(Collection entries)
# # #
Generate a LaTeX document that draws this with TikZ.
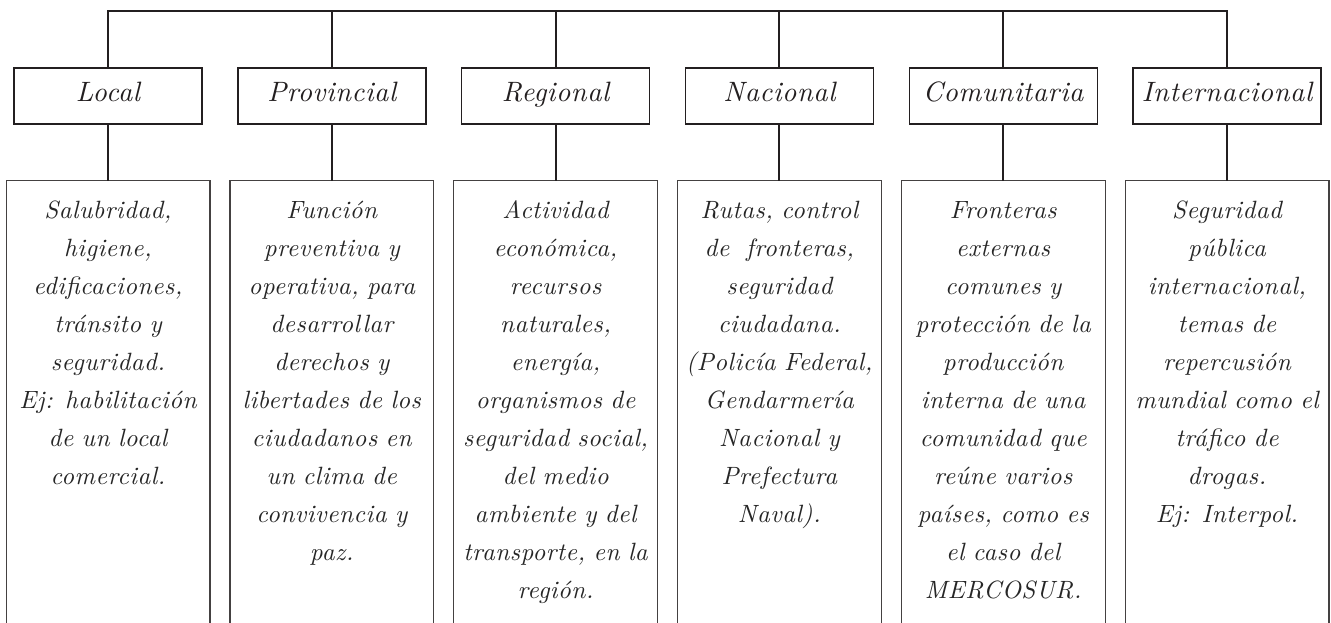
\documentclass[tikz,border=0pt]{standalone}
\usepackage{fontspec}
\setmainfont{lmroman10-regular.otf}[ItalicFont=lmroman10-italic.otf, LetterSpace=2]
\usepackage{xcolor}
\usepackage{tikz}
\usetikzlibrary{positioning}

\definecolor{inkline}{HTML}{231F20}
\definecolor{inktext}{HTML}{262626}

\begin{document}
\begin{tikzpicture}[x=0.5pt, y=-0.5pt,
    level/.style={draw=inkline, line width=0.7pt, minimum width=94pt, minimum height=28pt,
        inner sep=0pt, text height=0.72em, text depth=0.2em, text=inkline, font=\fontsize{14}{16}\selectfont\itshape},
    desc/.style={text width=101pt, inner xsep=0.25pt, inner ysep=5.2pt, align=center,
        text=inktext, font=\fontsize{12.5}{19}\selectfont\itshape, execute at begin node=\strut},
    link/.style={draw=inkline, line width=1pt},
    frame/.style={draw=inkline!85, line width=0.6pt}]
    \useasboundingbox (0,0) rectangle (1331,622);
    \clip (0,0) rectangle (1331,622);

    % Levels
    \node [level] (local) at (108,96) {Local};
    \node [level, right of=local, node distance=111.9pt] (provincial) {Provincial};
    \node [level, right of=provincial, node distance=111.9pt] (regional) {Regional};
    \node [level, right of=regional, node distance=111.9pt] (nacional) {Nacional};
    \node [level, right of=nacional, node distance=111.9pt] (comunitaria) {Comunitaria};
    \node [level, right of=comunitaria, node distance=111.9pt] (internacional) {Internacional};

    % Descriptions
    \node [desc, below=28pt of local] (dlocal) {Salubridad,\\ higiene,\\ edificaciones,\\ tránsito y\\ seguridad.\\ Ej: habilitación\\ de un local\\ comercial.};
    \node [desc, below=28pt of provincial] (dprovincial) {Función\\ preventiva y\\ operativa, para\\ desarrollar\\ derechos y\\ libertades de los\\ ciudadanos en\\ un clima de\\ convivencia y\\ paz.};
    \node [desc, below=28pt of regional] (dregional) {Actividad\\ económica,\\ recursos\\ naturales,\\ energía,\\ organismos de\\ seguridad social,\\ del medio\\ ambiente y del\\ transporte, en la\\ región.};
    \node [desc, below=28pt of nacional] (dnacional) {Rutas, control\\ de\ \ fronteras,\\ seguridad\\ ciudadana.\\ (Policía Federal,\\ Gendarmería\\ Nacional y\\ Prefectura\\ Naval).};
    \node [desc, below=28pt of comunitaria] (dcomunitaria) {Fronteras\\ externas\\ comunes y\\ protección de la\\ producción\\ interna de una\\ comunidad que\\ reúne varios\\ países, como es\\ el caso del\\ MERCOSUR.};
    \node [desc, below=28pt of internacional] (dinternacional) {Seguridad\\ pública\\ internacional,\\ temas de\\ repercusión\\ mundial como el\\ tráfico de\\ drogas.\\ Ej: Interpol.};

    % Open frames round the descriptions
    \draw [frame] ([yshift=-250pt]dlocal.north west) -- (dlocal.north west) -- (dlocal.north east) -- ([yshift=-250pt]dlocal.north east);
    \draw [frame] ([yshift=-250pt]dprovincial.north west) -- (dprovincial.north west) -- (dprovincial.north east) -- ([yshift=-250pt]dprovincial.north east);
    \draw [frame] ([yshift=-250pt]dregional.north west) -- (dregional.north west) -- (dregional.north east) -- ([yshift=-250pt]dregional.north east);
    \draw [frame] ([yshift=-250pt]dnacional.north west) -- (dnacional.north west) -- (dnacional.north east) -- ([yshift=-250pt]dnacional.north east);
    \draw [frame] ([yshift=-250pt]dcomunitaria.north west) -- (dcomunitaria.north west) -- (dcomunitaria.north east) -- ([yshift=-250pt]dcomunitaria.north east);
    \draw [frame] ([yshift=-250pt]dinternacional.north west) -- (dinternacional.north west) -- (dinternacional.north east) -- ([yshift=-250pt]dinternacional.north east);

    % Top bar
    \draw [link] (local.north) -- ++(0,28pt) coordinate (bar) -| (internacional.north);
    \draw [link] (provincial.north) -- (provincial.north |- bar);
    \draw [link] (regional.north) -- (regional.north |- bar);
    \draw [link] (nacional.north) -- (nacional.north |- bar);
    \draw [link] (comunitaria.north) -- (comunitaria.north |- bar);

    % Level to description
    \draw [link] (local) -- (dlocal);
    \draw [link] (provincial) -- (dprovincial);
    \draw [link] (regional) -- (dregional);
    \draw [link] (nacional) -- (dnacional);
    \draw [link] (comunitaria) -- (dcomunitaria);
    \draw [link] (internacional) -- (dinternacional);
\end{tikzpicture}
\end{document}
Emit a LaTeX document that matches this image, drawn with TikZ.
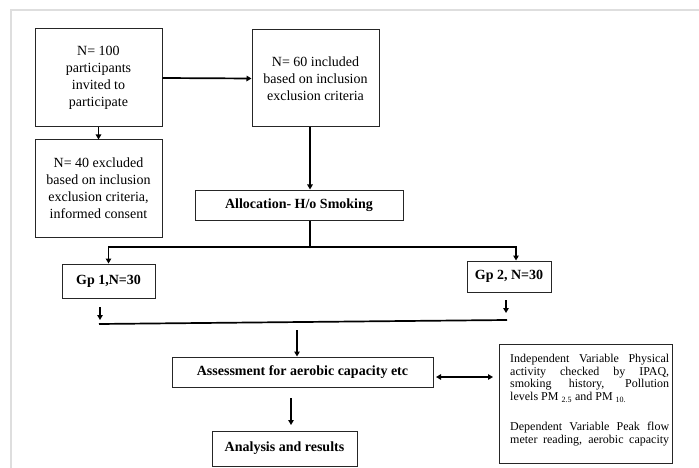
# # #
INSTRUCTIONS TO FOLLOW:
Repeat the records above exactly, from the first line through the line containing "right of=comunitaria, node", and leave out the pictures.

SOLUTION TO THE EXERCISE:
Generate a LaTeX document that draws this with TikZ.
\documentclass[tikz,border=0pt]{standalone}
\usepackage{fontspec}
\setmainfont{lmroman10-regular.otf}[ItalicFont=lmroman10-italic.otf, LetterSpace=2]
\usepackage{xcolor}
\usepackage{tikz}
\usetikzlibrary{positioning}

\definecolor{inkline}{HTML}{231F20}
\definecolor{inktext}{HTML}{262626}

\begin{document}
\begin{tikzpicture}[x=0.5pt, y=-0.5pt,
    level/.style={draw=inkline, line width=0.7pt, minimum width=94pt, minimum height=28pt,
        inner sep=0pt, text height=0.72em, text depth=0.2em, text=inkline, font=\fontsize{14}{16}\selectfont\itshape},
    desc/.style={text width=101pt, inner xsep=0.25pt, inner ysep=5.2pt, align=center,
        text=inktext, font=\fontsize{12.5}{19}\selectfont\itshape, execute at begin node=\strut},
    link/.style={draw=inkline, line width=1pt},
    frame/.style={draw=inkline!85, line width=0.6pt}]
    \useasboundingbox (0,0) rectangle (1331,622);
    \clip (0,0) rectangle (1331,622);

    % Levels
    \node [level] (local) at (108,96) {Local};
    \node [level, right of=local, node distance=111.9pt] (provincial) {Provincial};
    \node [level, right of=provincial, node distance=111.9pt] (regional) {Regional};
    \node [level, right of=regional, node distance=111.9pt] (nacional) {Nacional};
    \node [level, right of=nacional, node distance=111.9pt] (comunitaria) {Comunitaria};
    \node [level, right of=comunitaria, node distance=111.9pt] (internacional) {Internacional};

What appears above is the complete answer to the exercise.